WRITTEN TASK: Lines from the one containing "Generate a Python" to the one containing "0.013, 0.007, 0.0]", both lines included, are to be extracted exactly from the data below; pictures are excluded.

MATERIAL PROVIDED:

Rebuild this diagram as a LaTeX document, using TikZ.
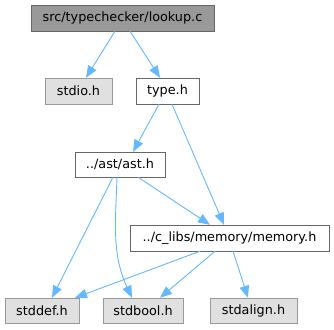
\documentclass[tikz,border=0pt]{standalone}
\usepackage{fontspec}
\setmainfont{DejaVu Sans}
\usetikzlibrary{arrows.meta}
\definecolor{edgeblue}{HTML}{63B8FF}
\definecolor{boxgray}{HTML}{999999}
\definecolor{sysgray}{HTML}{E0E0E0}
\definecolor{linegray}{HTML}{666666}

\begin{document}
\begin{tikzpicture}[x=1pt, y=-1pt, thin,
every node/.style = {shape=rectangle, draw=linegray, fill=white, inner sep=0pt,
    minimum height=26pt, font=\fontsize{12.8pt}{15pt}\selectfont},
sysfile/.style = {draw=boxgray, fill=sysgray, minimum height=25pt},
dep/.style = {draw=edgeblue, line width=0.9pt, -{Triangle[length=12pt, width=9.5pt]}}]
\useasboundingbox (0,0) rectangle (334,329);
% files
\node [fill=boxgray, minimum width=183pt] (lookup) at (122.5,18) {src/typechecker/lookup.c};
\node [sysfile, minimum width=67pt, minimum height=26pt] (stdio) at (78.5,91) {stdio.h};
\node [minimum width=63pt] (type) at (167.5,91) {type.h};
\node [minimum width=90pt, minimum height=25pt] (ast) at (120,164.5) {../ast/ast.h};
\node [minimum width=199pt] (memory) at (229.5,238) {../c\_libs/memory/memory.h};
\node [sysfile, minimum width=74pt] (stddef) at (42,310.5) {stddef.h};
\node [sysfile, minimum width=80pt] (stdbool) at (143,310.5) {stdbool.h};
\node [sysfile, minimum width=87pt] (stdalign) at (253.5,310.5) {stdalign.h};
% includes
\draw [dep] ([xshift=-7.5]lookup.south) -- ([xshift=7.5]stdio.north);
\draw [dep] ([xshift=7.5]lookup.south) -- ([xshift=-7.5]type.north);
\draw [dep] ([xshift=-8.5]type.south) -- ([xshift=13]ast.north);
\draw [dep] ([xshift=4.5]type.south) -- ([xshift=-5.5]memory.north);
\draw [dep] ([xshift=-7]ast.south) -- ([xshift=10]stddef.north);
\draw [dep] ([xshift=-3]ast.south) to[out=-92, in=115] ([xshift=-11]stdbool.north);
\draw [dep] ([xshift=18]ast.south) -- ([xshift=-19.5]memory.north);
\draw [dep] ([xshift=-29.5]memory.south) -- ([xshift=33]stddef.north);
\draw [dep] ([xshift=-14.5]memory.south) -- ([xshift=17]stdbool.north);
\draw [dep] ([xshift=3.5]memory.south) -- ([xshift=-5.5]stdalign.north);
\end{tikzpicture}
\end{document}
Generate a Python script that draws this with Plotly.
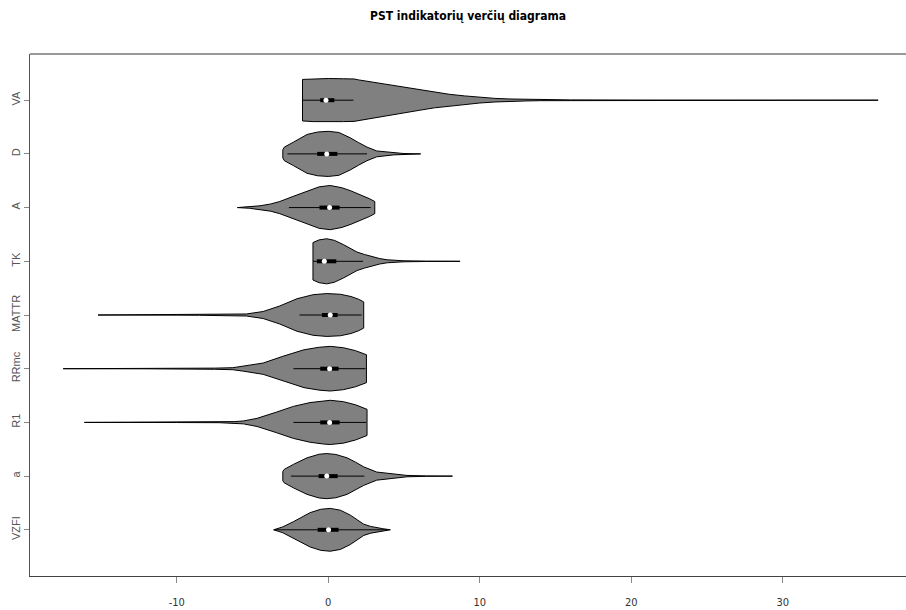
import plotly.graph_objects as go

# ---------------- data ----------------
categories = ["VZFI", "a", "R1", "RRmc", "MATTR", "TK", "A", "D", "VA"]  # bottom -> top

# density profiles: x positions and relative half-widths (1.0 = widest)
va_x = [-1.7, -1.0, 0.0, 1.0, 1.7, 2.0, 3.0, 4.0, 5.0, 6.0, 7.0, 8.0, 9.0, 10.0, 11.0, 12.0, 13.0, 14.0, 16.0, 20.0, 36.3]
va_d = [0.92, 0.95, 0.96, 0.95, 0.94, 0.90, 0.79, 0.68, 0.56, 0.45, 0.34, 0.26, 0.19, 0.125, 0.08, 0.053, 0.035, 0.022, 0.013, 0.007, 0.0]

d_x = [-3.0, -2.9, -2.3, -1.4, -0.7, 0.0, 0.7, 1.46, 2.0, 2.56, 3.2, 4.3, 5.0, 6.1]
d_d = [0.18, 0.30, 0.52, 0.86, 0.97, 1.0, 0.95, 0.71, 0.50, 0.30, 0.13, 0.045, 0.015, 0.0]

a_x = [-6.0, -5.2, -4.5, -3.8, -3.2, -2.3, -1.4, -0.6, 0.13, 0.9, 1.5, 2.1, 2.7, 3.07]
a_d = [0.0, 0.03, 0.08, 0.16, 0.27, 0.50, 0.72, 0.92, 0.98, 0.88, 0.74, 0.58, 0.40, 0.27]

tk_x = [-1.01, -0.6, -0.1, 0.4, 1.0, 1.5, 1.9, 2.4, 2.8, 3.4, 3.9, 5.0, 6.5, 8.7]
tk_d = [0.83, 0.95, 1.0, 0.93, 0.74, 0.56, 0.41, 0.30, 0.22, 0.12, 0.066, 0.022, 0.008, 0.0]

mattr_x = [-15.2, -10.0, -8.5, -6.5, -5.4, -4.3, -3.2, -2.07, -1.0, -0.1, 0.8, 1.5, 2.0, 2.34]
mattr_d = [0.0, 0.006, 0.012, 0.025, 0.045, 0.155, 0.40, 0.72, 0.90, 0.95, 0.92, 0.82, 0.70, 0.58]

rrmc_x = [-17.5, -12.0, -9.6, -7.5, -6.3, -5.6, -4.3, -3.0, -1.6, -0.6, 0.13, 1.0, 1.8, 2.52]
rrmc_d = [0.0, 0.005, 0.012, 0.025, 0.045, 0.11, 0.25, 0.55, 0.84, 0.95, 0.99, 0.93, 0.80, 0.62]

r1_x = [-16.1, -10.0, -7.2, -6.2, -5.6, -4.7, -3.4, -2.3, -1.2, -0.3, 0.13, 1.0, 1.8, 2.56]
r1_d = [0.0, 0.005, 0.013, 0.035, 0.065, 0.18, 0.46, 0.71, 0.88, 0.96, 0.98, 0.92, 0.78, 0.58]

aa_x = [-3.0, -2.9, -2.3, -1.4, -0.6, -0.1, 0.5, 1.24, 1.8, 2.34, 3.2, 4.3, 5.2, 6.5, 8.2]
aa_d = [0.21, 0.30, 0.52, 0.81, 0.97, 1.0, 0.96, 0.81, 0.62, 0.41, 0.18, 0.09, 0.03, 0.01, 0.0]

vzfi_x = [-3.6, -3.0, -2.3, -1.8, -1.2, -0.5, 0.13, 0.8, 1.46, 1.9, 2.34, 2.8, 3.2, 3.6, 4.1]
vzfi_d = [0.0, 0.13, 0.36, 0.55, 0.76, 0.91, 0.95, 0.87, 0.65, 0.45, 0.25, 0.15, 0.09, 0.05, 0.0]

profiles_x = [vzfi_x, aa_x, r1_x, rrmc_x, mattr_x, tk_x, a_x, d_x, va_x]
profiles_d = [vzfi_d, aa_d, r1_d, rrmc_d, mattr_d, tk_d, a_d, d_d, va_d]

# box statistics: lower whisker, q1, median, q3, upper whisker
whisker_lo = [-3.6, -2.47, -2.3, -2.3, -1.9, -1.0, -2.6, -2.7, -1.7]
q1 = [-0.70, -0.64, -0.53, -0.53, -0.42, -0.75, -0.58, -0.73, -0.53]
median = [0.02, -0.10, 0.09, 0.09, 0.13, -0.26, 0.09, -0.10, -0.15]
q3 = [0.68, 0.62, 0.75, 0.68, 0.62, 0.53, 0.75, 0.60, 0.40]
whisker_hi = [3.9, 2.38, 2.5, 2.45, 2.2, 2.3, 2.8, 2.56, 1.66]

x_ticks = [-10, 0, 10, 20, 30]
title_text = "PST indikatorių verčių diagrama"

# ---------------- styling ----------------
HALF = 0.42
FILL = "#808080"
NARROW = "Liberation Sans Narrow, DejaVu Sans Condensed, Arial, sans-serif"

fig = go.Figure()

for i, name in enumerate(categories):
    c = i + 1
    xs = profiles_x[i]
    ds = profiles_d[i]
    px = list(xs) + list(reversed(xs)) + [xs[0]]
    py = [c + d * HALF for d in ds] + [c - d * HALF for d in reversed(ds)] + [c + ds[0] * HALF]
    fig.add_trace(go.Scatter(x=px, y=py, mode="lines", fill="toself", fillcolor=FILL,
                             line=dict(color="black", width=1), hoverinfo="skip",
                             showlegend=False))
    fig.add_trace(go.Scatter(x=[whisker_lo[i], whisker_hi[i]], y=[c, c], mode="lines",
                             line=dict(color="black", width=1), showlegend=False,
                             hoverinfo="skip"))
    fig.add_trace(go.Scatter(x=[q1[i], q3[i]], y=[c, c], mode="lines",
                             line=dict(color="black", width=4), showlegend=False,
                             hoverinfo="skip"))
    fig.add_trace(go.Scatter(x=[median[i]], y=[c], mode="markers",
                             marker=dict(color="white", size=5, line=dict(width=0)),
                             showlegend=False, name=name))

fig.update_layout(
    width=906, height=610,
    margin=dict(l=30, r=0, t=54, b=34),
    paper_bgcolor="white", plot_bgcolor="white",
    title=dict(text="<b>" + title_text + "</b>", x=0.5, xref="paper",
               y=1 - 16 / 610, yref="container", xanchor="center", yanchor="middle",
               font=dict(family=NARROW, size=12, color="black")),
    xaxis=dict(range=[-19.69, 38.14], tickvals=x_ticks, ticktext=[str(t) for t in x_ticks],
               showgrid=False, zeroline=False, showline=True, linecolor="#444444",
               linewidth=1, ticks="outside", ticklen=6, tickcolor="#888888",
               ticklabelstandoff=10,
               tickfont=dict(family=NARROW, size=11, color="#333333")),
    yaxis=dict(range=[0.14, 9.86], tickvals=list(range(1, len(categories) + 1)),
               ticktext=categories, tickangle=-90, showgrid=False, zeroline=False,
               showline=True, linecolor="#555555", linewidth=1, ticks="outside",
               ticklen=5, tickcolor="#888888",
               tickfont=dict(family="Liberation Sans, Arial, sans-serif", size=11,
                             color="#555555")),
)

# top frame line (box border)
fig.add_shape(type="line", xref="paper", yref="paper", x0=0, x1=1, y0=1, y1=1,
              line=dict(color="#333333", width=1))

fig.write_html("out.html")
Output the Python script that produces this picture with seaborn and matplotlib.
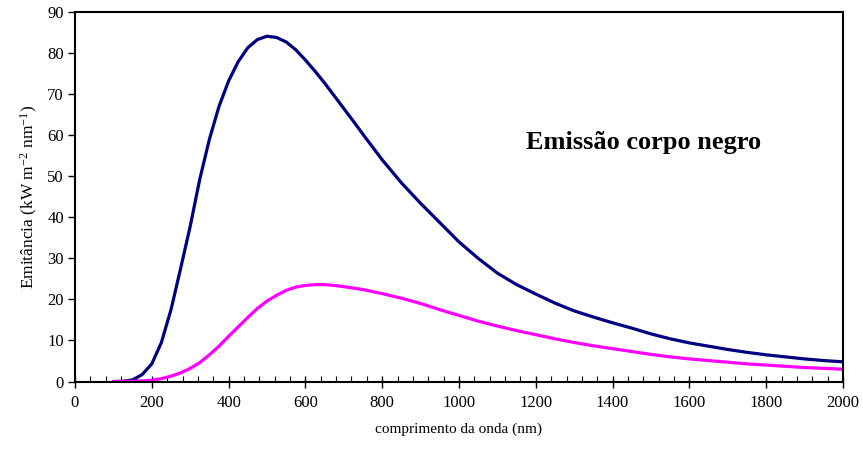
import numpy as np
import pandas as pd
import matplotlib
matplotlib.use('Agg')
import matplotlib.pyplot as plt
from matplotlib.ticker import MultipleLocator
import seaborn as sns

# values (nm, kW m-2 nm-1)
wl_hot = [100, 125, 150, 175, 200, 225, 250, 275, 300, 325, 350, 375, 400, 425, 450,
          475, 500, 525, 550, 575, 600, 625, 650, 675, 700, 725, 750, 775, 800, 850,
          900, 950, 1000, 1050, 1100, 1150, 1200, 1250, 1300, 1350, 1400, 1450, 1500,
          1550, 1600, 1650, 1700, 1750, 1800, 1850, 1900, 1950, 2000]
em_hot = [0.0, 0.05, 0.4, 1.7, 4.3, 9.5, 17.5, 27.5, 37.8, 49.3, 59.0, 67.0, 73.2, 77.9, 81.3,
          83.3, 84.1, 83.8, 82.7, 80.8, 78.3, 75.6, 72.7, 69.6, 66.5, 63.4, 60.2, 57.1, 54.0, 48.4,
          43.4, 38.7, 34.0, 30.0, 26.4, 23.6, 21.3, 19.1, 17.2, 15.7, 14.3, 13.0, 11.6,
          10.4, 9.4, 8.6, 7.8, 7.1, 6.5, 6.0, 5.5, 5.1, 4.8]

wl_cool = [100, 150, 200, 225, 250, 275, 300, 325, 350, 375, 400, 425, 450, 475, 500,
           525, 550, 575, 600, 625, 650, 675, 700, 750, 800, 850, 900, 950, 1000, 1050,
           1100, 1150, 1200, 1250, 1300, 1350, 1400, 1450, 1500, 1550, 1600, 1650, 1700,
           1750, 1800, 1850, 1900, 1950, 2000]
em_cool = [0.0, 0.05, 0.3, 0.7, 1.3, 2.1, 3.2, 4.6, 6.5, 8.6, 11.0, 13.3, 15.6, 17.8, 19.6,
           21.0, 22.2, 23.0, 23.4, 23.6, 23.6, 23.4, 23.1, 22.4, 21.4, 20.3, 19.0, 17.5, 16.1, 14.7,
           13.5, 12.4, 11.4, 10.4, 9.5, 8.7, 8.0, 7.3, 6.6, 6.0, 5.5, 5.1, 4.7,
           4.3, 4.0, 3.7, 3.4, 3.2, 3.0]

sns.set_theme(style='white')
plt.rcParams['font.family'] = ['Liberation Serif', 'DejaVu Serif']
plt.rcParams['mathtext.default'] = 'regular'
for k in ['text.color', 'axes.labelcolor', 'xtick.color', 'ytick.color']:
    plt.rcParams[k] = 'black'

fig = plt.figure(figsize=(8.63, 4.57), dpi=100)
ax = fig.add_axes([0.0869, 0.1652, 0.8899, 0.8085])

sns.lineplot(x=wl_hot, y=em_hot, ax=ax, color='#000080', linewidth=2.3,
             solid_joinstyle='round')
sns.lineplot(x=wl_cool, y=em_cool, ax=ax, color='#FF00FF', linewidth=2.3,
             solid_joinstyle='round')

ax.set_xlim(0, 2000)
ax.set_ylim(0, 90)
ax.xaxis.set_major_locator(MultipleLocator(200))
ax.xaxis.set_minor_locator(MultipleLocator(40))
ax.yaxis.set_major_locator(MultipleLocator(10))

for s in ax.spines.values():
    s.set_color('black')
    s.set_linewidth(1.5)

ax.tick_params(axis='x', which='major', direction='inout', length=8, width=1,
               colors='black', labelsize=12, pad=6, bottom=True)
ax.tick_params(axis='x', which='minor', direction='in', length=4, width=0.8,
               colors='black', bottom=True)
ax.tick_params(axis='y', which='major', direction='out', length=5, width=1,
               colors='black', labelsize=12, pad=3, left=True)

ax.set_xlabel('comprimento da onda (nm)', fontsize=11, labelpad=8)
ax.set_ylabel('Emitância (kW m$^{-2}$ nm$^{-1}$)', fontsize=12.5, labelpad=5)

ax.text(1480, 58.2, 'Emissão corpo negro', fontsize=19, fontweight='bold',
        ha='center', va='center')

plt.savefig('out.png', dpi=100)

FULL ANSWER:
Generate a Python script that draws this with Plotly.
import plotly.graph_objects as go

# ---------------- data ----------------
categories = ["VZFI", "a", "R1", "RRmc", "MATTR", "TK", "A", "D", "VA"]  # bottom -> top

# density profiles: x positions and relative half-widths (1.0 = widest)
va_x = [-1.7, -1.0, 0.0, 1.0, 1.7, 2.0, 3.0, 4.0, 5.0, 6.0, 7.0, 8.0, 9.0, 10.0, 11.0, 12.0, 13.0, 14.0, 16.0, 20.0, 36.3]
va_d = [0.92, 0.95, 0.96, 0.95, 0.94, 0.90, 0.79, 0.68, 0.56, 0.45, 0.34, 0.26, 0.19, 0.125, 0.08, 0.053, 0.035, 0.022, 0.013, 0.007, 0.0]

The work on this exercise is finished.